GIVEN DATA:
==*==

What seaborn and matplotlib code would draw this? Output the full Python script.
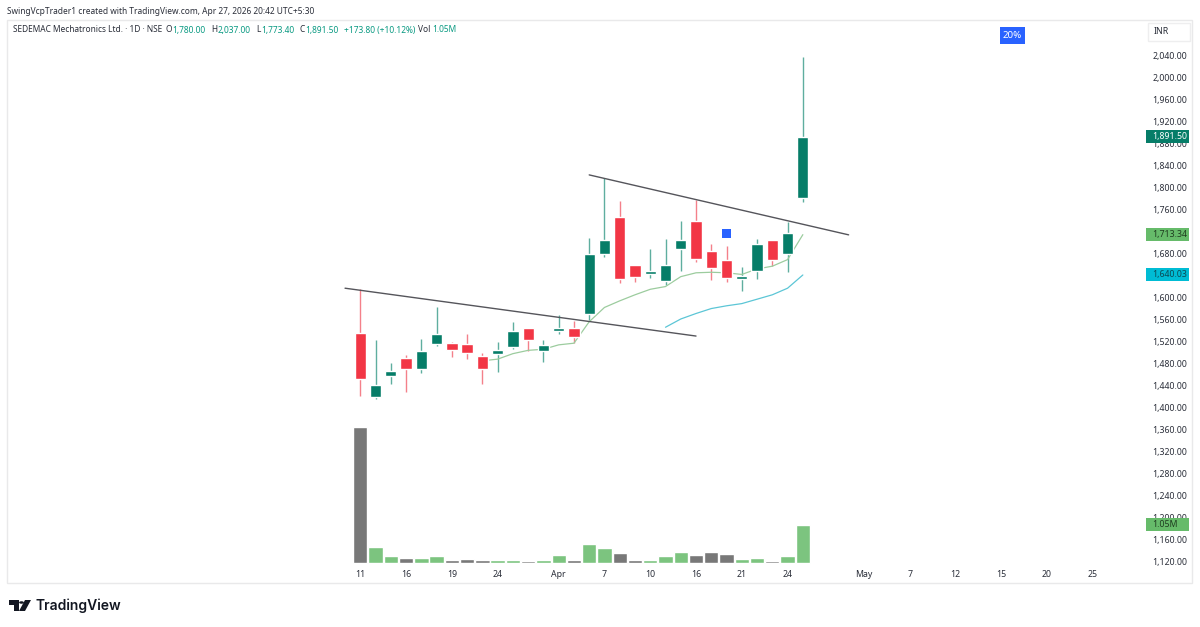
import matplotlib
matplotlib.use("Agg")
import matplotlib.pyplot as plt
from matplotlib.patches import Rectangle, Polygon, Circle
import pandas as pd
import seaborn as sns

W, H = 1200, 627
GREEN = "#067d68"
WICK_GREEN = "#5fae9f"
RED = "#f23645"
WICK_RED = "#f4808a"
TEAL = "#089981"
TEXT = "#2a2e39"
SMALL = 6.3

# candles
opens = [1534.6, 1418, 1456.4, 1488.5, 1469.7, 1514, 1516, 1514, 1493, 1497,
         1509, 1544, 1502, 1539, 1544, 1569, 1679, 1746, 1658, 1642,
         1629, 1687, 1739, 1684, 1668, 1633, 1648, 1704, 1679, 1780]
highs = [1613.9, 1521.8, 1480.6, 1494, 1523, 1581, 1518, 1533, 1499, 1518,
         1554, 1544, 1521, 1567, 1556, 1708, 1816, 1775, 1659, 1688,
         1706, 1739, 1776, 1696, 1693, 1654, 1706, 1704, 1737, 2037]
lows = [1420, 1414, 1442.5, 1428, 1461, 1511, 1490, 1488, 1441, 1464,
        1506, 1502, 1481, 1532, 1517, 1558, 1672, 1625, 1627, 1634,
        1622, 1648, 1664, 1630, 1627, 1611, 1632, 1656, 1646, 1773.4]
closes = [1450.9, 1440, 1464.9, 1469.7, 1502.4, 1532, 1504, 1499, 1469, 1504,
          1538, 1522, 1513, 1544, 1528, 1679, 1704, 1633, 1636, 1647,
          1658, 1704, 1670, 1653, 1635, 1638, 1696, 1667, 1716, 1891.5]
volumes = [3.72, 0.45, 0.18, 0.15, 0.15, 0.20, 0.09, 0.11, 0.09, 0.07,
           0.09, 0.055, 0.07, 0.22, 0.09, 0.53, 0.42, 0.27, 0.09, 0.09,
           0.18, 0.31, 0.23, 0.29, 0.26, 0.11, 0.15, 0.065, 0.20, 1.05]

ema_fast = [1484, 1487, 1497, 1503, 1505, 1513, 1516, 1555, 1581, 1593, 1604,
            1614, 1619, 1637, 1644, 1645, 1644, 1641, 1651, 1656, 1668, 1713.34]
ema_slow = [1545, 1560, 1570, 1579, 1584, 1588, 1596, 1604, 1616, 1640.03]

trend_low_x = [-1, 22]
trend_low_y = [1616, 1529]
trend_high_x = [15, 32]
trend_high_y = [1822, 1713]

marker_x = [24]
marker_y = [1716]

date_ticks = [0, 3, 6, 9, 13, 16, 19, 22, 25, 28, 33, 36, 39, 42, 45, 48]
date_labels = ["11", "16", "19", "24", "Apr", "7", "10", "16", "21", "24",
               "May", "7", "12", "15", "20", "25"]
price_ticks = list(range(1120, 2041, 40))

days = list(range(len(opens)))
df = pd.DataFrame({"day": days, "open": opens, "high": highs, "low": lows,
                   "close": closes, "volume": volumes})
df["up"] = df["close"] >= df["open"]
df["dir"] = df["up"].map({True: "up", False: "down"})

sns.set_theme(style="white")
plt.rcParams["font.family"] = ["Noto Sans", "DejaVu Sans"]


def fx(x):
    return x / W


def fy(y):
    return 1 - y / H


fig = plt.figure(figsize=(12, 6.27), dpi=100, facecolor="white")

# chart frame
fig.add_artist(Rectangle((fx(7), fy(583)), fx(1185), (583 - 20) / H, fill=False,
                         edgecolor="#e9e9ea", linewidth=1))

# axes sit in pixel position, scales below keep bars at about 15.26 px spacing
left, right, top, bottom = 7, 1146, 20, 566
ax = fig.add_axes([fx(left), fy(bottom), (right - left) / W, (bottom - top) / H])
ax.set_facecolor("none")
ax_vol = ax.twinx()

sns.barplot(data=df, x="day", y="volume", hue="dir", palette={"up": "#7cc47f", "down": "#787878"},
            native_scale=True, dodge=False, width=0.94, gap=0, saturation=1, legend=False, errorbar=None,
            ax=ax_vol)

# candles
ax.vlines(df["day"], df["low"], df["high"], colors=[WICK_GREEN if u else WICK_RED for u in df["up"]],
          linewidth=1, zorder=2)
ax.bar(df["day"], (df["close"] - df["open"]).abs(), bottom=df[["open", "close"]].min(axis=1), width=0.74,
       color=[GREEN if u else RED for u in df["up"]], zorder=3)

sns.lineplot(x=days[8:], y=ema_fast, color="#9ccc9e", linewidth=0.9, ax=ax, zorder=2.5)
sns.lineplot(x=days[20:], y=ema_slow, color="#5cc6d6", linewidth=0.9, ax=ax, zorder=2.5)
sns.lineplot(x=trend_low_x, y=trend_low_y, color="#55555b", linewidth=1, ax=ax, zorder=4)
sns.lineplot(x=trend_high_x, y=trend_high_y, color="#55555b", linewidth=1, ax=ax, zorder=4)
sns.scatterplot(x=marker_x, y=marker_y, marker="s", s=44, color="#2962ff", edgecolor="none", ax=ax, zorder=4)

ax.set_xlim((left - 360.3) / 15.26, (right - 360.3) / 15.26)
ax.set_ylim(2000 - (bottom - 77) / 0.55, 2000 + (77 - top) / 0.55)
ax_vol.set_ylim(-3 * 0.02742, (bottom - top - 3) * 0.02742)
ax_vol.set_yticks([])
ax_vol.set_ylabel("")
ax_vol.set_xlabel("")
ax_vol.grid(False)
ax.grid(False)
for a in (ax, ax_vol):
    for s in a.spines.values():
        s.set_visible(False)

ax.yaxis.tick_right()
ax.set_yticks(price_ticks)
ax.set_yticklabels([f"{p:,.2f}" for p in price_ticks])
ax.tick_params(axis="y", length=0, pad=4.5, labelsize=SMALL, labelcolor=TEXT, labelright=True, labelleft=False)
ax.set_xticks(date_ticks)
ax.set_xticklabels(date_labels)
ax.tick_params(axis="x", length=0, pad=3, labelsize=SMALL, labelcolor=TEXT)
for lab in ax.get_xticklabels():
    if lab.get_text() == "Apr":
        lab.set_fontweight("bold")
ax.set_xlabel("")
ax.set_ylabel("")


def price_tag(a, value, label, color, text_color="white"):
    # coloured tag on the price scale, 13 px tall
    y0, y1 = a.get_ylim()
    h = 13 * (y1 - y0) / (bottom - top)
    trans = a.get_yaxis_transform()
    width = 43 / (right - left)
    a.add_patch(Rectangle((1.0, value - h / 2), width, h, transform=trans, color=color,
                          clip_on=False, zorder=6, linewidth=0))
    a.text(1 + 6 / (right - left), value, label, transform=trans, color=text_color, fontsize=SMALL,
           va="center", ha="left", clip_on=False, zorder=7)


price_tag(ax, 1891.5, "1,891.50", GREEN)
price_tag(ax, 1713.34, "1,713.34", "#66bb6a", "#1f3d20")
price_tag(ax, 1640.03, "1,640.03", "#00bcd4", "#0b4a55")
price_tag(ax_vol, 1.05, "1.05M", "#66bb6a", "#1f3d20")

# header text
fig.text(fx(7), fy(11), "SwingVcpTrader1 created with TradingView.com, Apr 27, 2026 20:42 UTC+5:30",
         fontsize=6.0, color=TEXT, va="center")
header = [(13, "SEDEMAC Mechatronics Ltd. · 1D · NSE", TEXT), (166, "O", TEXT), (172.5, "1,780.00", TEAL),
          (211, "H", TEXT), (217.5, "2,037.00", TEAL), (256, "L", TEXT), (261, "1,773.40", TEAL),
          (299, "C", TEXT), (305, "1,891.50", TEAL), (344, "+173.80 (+10.12%)", TEAL),
          (418, "Vol", TEXT), (432, "1.05M", TEAL)]
for x, s, c in header:
    fig.text(fx(x), fy(30), s, fontsize=6.0, color=c, va="center")

# 20% badge and currency box
fig.add_artist(Rectangle((fx(1000), fy(44)), 25 / W, 17 / H, color="#2962ff", linewidth=0, zorder=5))
fig.text(fx(1012.5), fy(35.5), "20%", color="white", fontsize=7, ha="center", va="center", zorder=6)
fig.add_artist(Rectangle((fx(1148), fy(41)), 42 / W, 18 / H, fill=False, edgecolor="#eeeeef", linewidth=1))
fig.text(fx(1154), fy(32), "INR", color=TEXT, fontsize=SMALL, va="center")

# TradingView logo
fig.add_artist(Polygon([(fx(9), fy(600)), (fx(19), fy(600)), (fx(19), fy(611)), (fx(14), fy(611)),
                        (fx(14), fy(605)), (fx(9), fy(605))], color="#131722", linewidth=0))
fig.add_artist(Polygon([(fx(25), fy(600)), (fx(31), fy(600)), (fx(25), fy(611)), (fx(19), fy(611))],
                       color="#131722", linewidth=0))
fig.add_artist(Circle((fx(21.5), fy(602.5)), 2.4 / W, color="#131722", linewidth=0))
fig.text(fx(36), fy(605.5), "TradingView", color="#131722", fontsize=10, fontfamily="Inter",
         fontweight="semibold", va="center")

fig.savefig("out.png", dpi=100)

==*==

Return nothing but the lines running from the start of the data to the line with "SMALL = 6.3", please, both ends included and no pictures.

ANSWER TO THIS PROBLEM:
What seaborn and matplotlib code would draw this? Output the full Python script.
import matplotlib
matplotlib.use("Agg")
import matplotlib.pyplot as plt
from matplotlib.patches import Rectangle, Polygon, Circle
import pandas as pd
import seaborn as sns

W, H = 1200, 627
GREEN = "#067d68"
WICK_GREEN = "#5fae9f"
RED = "#f23645"
WICK_RED = "#f4808a"
TEAL = "#089981"
TEXT = "#2a2e39"
SMALL = 6.3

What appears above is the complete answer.